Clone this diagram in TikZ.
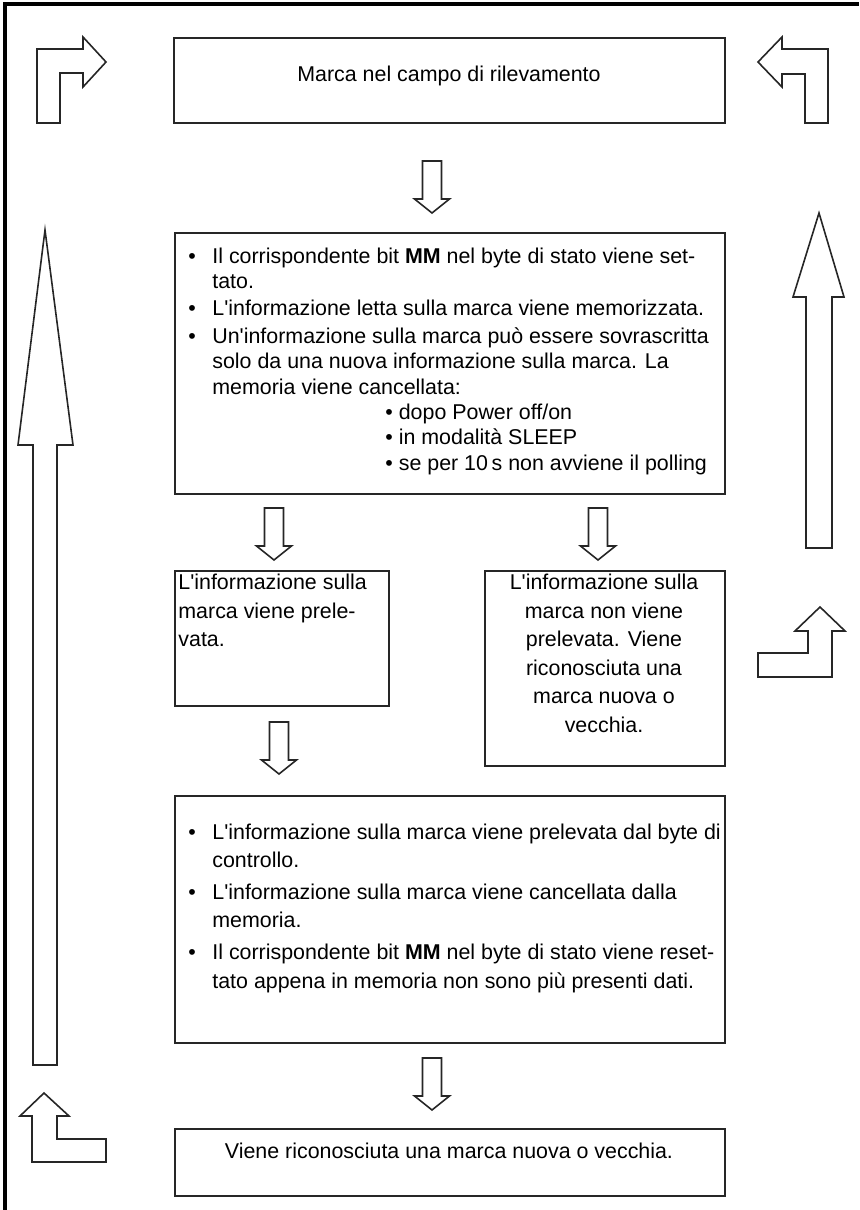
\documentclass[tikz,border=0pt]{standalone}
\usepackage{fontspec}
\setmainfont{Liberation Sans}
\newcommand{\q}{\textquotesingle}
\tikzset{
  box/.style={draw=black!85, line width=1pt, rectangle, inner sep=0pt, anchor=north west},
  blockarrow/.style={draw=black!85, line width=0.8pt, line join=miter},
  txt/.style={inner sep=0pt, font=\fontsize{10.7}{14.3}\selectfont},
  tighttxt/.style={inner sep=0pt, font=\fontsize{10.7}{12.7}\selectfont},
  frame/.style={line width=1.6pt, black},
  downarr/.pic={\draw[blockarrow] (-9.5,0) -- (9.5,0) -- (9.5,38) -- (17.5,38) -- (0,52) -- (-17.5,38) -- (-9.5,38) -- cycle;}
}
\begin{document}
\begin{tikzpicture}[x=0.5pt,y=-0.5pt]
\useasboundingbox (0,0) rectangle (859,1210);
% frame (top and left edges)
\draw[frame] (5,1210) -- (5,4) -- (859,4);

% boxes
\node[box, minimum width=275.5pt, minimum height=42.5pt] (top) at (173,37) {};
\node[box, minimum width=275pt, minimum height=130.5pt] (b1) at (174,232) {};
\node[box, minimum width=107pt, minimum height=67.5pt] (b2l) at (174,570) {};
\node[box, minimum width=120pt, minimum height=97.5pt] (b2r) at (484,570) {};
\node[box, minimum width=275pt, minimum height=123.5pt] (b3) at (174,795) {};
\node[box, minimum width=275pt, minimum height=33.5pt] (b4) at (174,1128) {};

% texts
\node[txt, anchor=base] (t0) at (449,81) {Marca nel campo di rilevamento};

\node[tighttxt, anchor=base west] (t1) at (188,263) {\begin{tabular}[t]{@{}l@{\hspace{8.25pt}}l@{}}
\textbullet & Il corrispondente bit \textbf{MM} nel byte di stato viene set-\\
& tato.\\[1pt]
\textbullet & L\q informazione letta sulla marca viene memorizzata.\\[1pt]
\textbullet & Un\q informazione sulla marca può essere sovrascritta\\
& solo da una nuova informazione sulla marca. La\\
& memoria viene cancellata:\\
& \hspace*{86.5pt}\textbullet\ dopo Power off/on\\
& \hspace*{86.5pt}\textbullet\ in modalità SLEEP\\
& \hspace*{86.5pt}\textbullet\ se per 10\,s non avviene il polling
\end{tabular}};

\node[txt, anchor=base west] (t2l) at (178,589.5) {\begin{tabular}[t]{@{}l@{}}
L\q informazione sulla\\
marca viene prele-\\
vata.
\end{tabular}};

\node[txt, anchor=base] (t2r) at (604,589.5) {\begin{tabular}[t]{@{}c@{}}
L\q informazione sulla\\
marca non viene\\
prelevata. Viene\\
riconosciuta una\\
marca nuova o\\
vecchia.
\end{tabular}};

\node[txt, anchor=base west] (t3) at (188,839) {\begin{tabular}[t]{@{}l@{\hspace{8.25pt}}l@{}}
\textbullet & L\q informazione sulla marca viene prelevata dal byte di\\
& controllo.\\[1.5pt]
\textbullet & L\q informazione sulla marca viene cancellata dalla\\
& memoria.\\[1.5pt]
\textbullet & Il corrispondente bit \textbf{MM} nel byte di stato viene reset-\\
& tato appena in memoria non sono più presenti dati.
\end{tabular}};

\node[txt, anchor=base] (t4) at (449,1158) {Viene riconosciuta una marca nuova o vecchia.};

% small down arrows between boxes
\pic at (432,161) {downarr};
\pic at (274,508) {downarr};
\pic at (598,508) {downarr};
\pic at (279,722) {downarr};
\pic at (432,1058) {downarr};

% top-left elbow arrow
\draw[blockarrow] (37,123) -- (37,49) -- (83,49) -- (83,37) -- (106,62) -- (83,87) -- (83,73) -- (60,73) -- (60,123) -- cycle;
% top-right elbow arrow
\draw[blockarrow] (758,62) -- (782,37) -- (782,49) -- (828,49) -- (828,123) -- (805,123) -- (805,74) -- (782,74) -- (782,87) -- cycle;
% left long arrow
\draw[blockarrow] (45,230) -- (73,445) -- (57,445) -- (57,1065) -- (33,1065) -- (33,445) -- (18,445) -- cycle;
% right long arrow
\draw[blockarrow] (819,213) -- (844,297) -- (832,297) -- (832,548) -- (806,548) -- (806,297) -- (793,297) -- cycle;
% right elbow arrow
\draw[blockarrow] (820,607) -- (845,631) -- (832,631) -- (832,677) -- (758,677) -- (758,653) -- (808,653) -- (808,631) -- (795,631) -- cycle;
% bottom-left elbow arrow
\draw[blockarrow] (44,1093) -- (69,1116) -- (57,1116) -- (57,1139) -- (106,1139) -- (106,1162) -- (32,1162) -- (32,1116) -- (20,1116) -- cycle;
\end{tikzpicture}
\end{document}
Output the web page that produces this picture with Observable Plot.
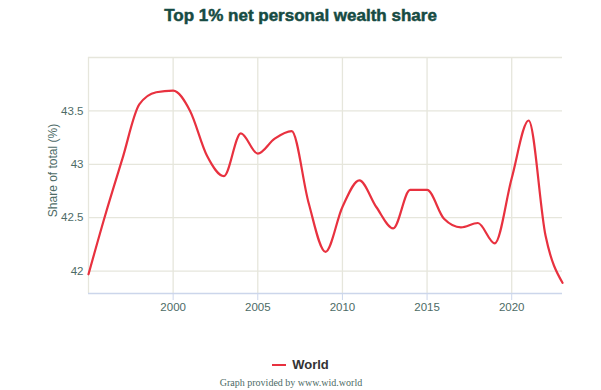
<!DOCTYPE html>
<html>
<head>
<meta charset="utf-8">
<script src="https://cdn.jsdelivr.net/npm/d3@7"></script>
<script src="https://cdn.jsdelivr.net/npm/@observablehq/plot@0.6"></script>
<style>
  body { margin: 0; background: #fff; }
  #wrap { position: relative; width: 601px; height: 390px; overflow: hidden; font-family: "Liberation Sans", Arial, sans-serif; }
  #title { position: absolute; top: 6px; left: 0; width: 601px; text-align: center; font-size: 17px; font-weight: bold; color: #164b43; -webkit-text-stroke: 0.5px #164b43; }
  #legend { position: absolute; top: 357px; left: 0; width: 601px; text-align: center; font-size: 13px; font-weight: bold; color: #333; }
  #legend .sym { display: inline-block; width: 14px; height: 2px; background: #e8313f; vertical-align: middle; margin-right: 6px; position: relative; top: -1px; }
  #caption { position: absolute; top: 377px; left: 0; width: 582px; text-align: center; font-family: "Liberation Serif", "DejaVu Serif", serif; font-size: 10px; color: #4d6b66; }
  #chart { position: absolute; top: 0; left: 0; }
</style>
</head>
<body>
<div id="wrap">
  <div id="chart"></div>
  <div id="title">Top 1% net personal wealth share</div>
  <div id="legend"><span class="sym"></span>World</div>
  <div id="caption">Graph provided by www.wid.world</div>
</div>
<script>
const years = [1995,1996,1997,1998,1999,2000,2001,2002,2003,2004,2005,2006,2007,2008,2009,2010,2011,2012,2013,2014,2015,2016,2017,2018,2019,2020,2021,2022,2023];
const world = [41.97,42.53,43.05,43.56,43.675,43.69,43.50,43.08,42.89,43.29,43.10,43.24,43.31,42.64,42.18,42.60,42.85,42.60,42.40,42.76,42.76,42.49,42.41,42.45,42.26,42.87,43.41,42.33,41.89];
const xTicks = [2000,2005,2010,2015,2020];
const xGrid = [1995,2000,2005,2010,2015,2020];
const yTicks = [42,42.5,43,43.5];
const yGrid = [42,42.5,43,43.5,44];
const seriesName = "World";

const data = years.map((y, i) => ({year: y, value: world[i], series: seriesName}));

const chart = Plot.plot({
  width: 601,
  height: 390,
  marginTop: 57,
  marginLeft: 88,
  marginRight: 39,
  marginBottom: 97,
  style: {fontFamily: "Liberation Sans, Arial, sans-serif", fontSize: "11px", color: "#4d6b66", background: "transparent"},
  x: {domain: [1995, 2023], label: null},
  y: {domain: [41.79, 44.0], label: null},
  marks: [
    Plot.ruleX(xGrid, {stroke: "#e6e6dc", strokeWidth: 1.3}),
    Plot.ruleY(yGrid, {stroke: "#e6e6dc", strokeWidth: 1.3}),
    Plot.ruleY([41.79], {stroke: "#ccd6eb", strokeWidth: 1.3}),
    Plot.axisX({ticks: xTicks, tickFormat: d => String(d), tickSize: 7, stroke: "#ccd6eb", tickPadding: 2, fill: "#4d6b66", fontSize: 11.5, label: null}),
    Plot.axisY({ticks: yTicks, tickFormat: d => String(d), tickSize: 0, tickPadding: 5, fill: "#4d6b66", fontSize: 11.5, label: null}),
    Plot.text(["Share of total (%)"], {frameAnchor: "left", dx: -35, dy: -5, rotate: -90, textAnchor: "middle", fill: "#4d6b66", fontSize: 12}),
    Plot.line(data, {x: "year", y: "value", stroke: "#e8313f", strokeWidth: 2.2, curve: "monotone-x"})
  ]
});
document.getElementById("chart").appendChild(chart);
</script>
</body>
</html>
┄┄┄┄┄┄┄┄┄┄┄┄┄┄┄┄┄┄┄┄
Extract, word for word, each line from the top of the data down to and including the line with "anchor=base] (t0) at"; skip the pictures.

» RESULT
Clone this diagram in TikZ.
\documentclass[tikz,border=0pt]{standalone}
\usepackage{fontspec}
\setmainfont{Liberation Sans}
\newcommand{\q}{\textquotesingle}
\tikzset{
  box/.style={draw=black!85, line width=1pt, rectangle, inner sep=0pt, anchor=north west},
  blockarrow/.style={draw=black!85, line width=0.8pt, line join=miter},
  txt/.style={inner sep=0pt, font=\fontsize{10.7}{14.3}\selectfont},
  tighttxt/.style={inner sep=0pt, font=\fontsize{10.7}{12.7}\selectfont},
  frame/.style={line width=1.6pt, black},
  downarr/.pic={\draw[blockarrow] (-9.5,0) -- (9.5,0) -- (9.5,38) -- (17.5,38) -- (0,52) -- (-17.5,38) -- (-9.5,38) -- cycle;}
}
\begin{document}
\begin{tikzpicture}[x=0.5pt,y=-0.5pt]
\useasboundingbox (0,0) rectangle (859,1210);
% frame (top and left edges)
\draw[frame] (5,1210) -- (5,4) -- (859,4);

% boxes
\node[box, minimum width=275.5pt, minimum height=42.5pt] (top) at (173,37) {};
\node[box, minimum width=275pt, minimum height=130.5pt] (b1) at (174,232) {};
\node[box, minimum width=107pt, minimum height=67.5pt] (b2l) at (174,570) {};
\node[box, minimum width=120pt, minimum height=97.5pt] (b2r) at (484,570) {};
\node[box, minimum width=275pt, minimum height=123.5pt] (b3) at (174,795) {};
\node[box, minimum width=275pt, minimum height=33.5pt] (b4) at (174,1128) {};

% texts
\node[txt, anchor=base] (t0) at (449,81) {Marca nel campo di rilevamento};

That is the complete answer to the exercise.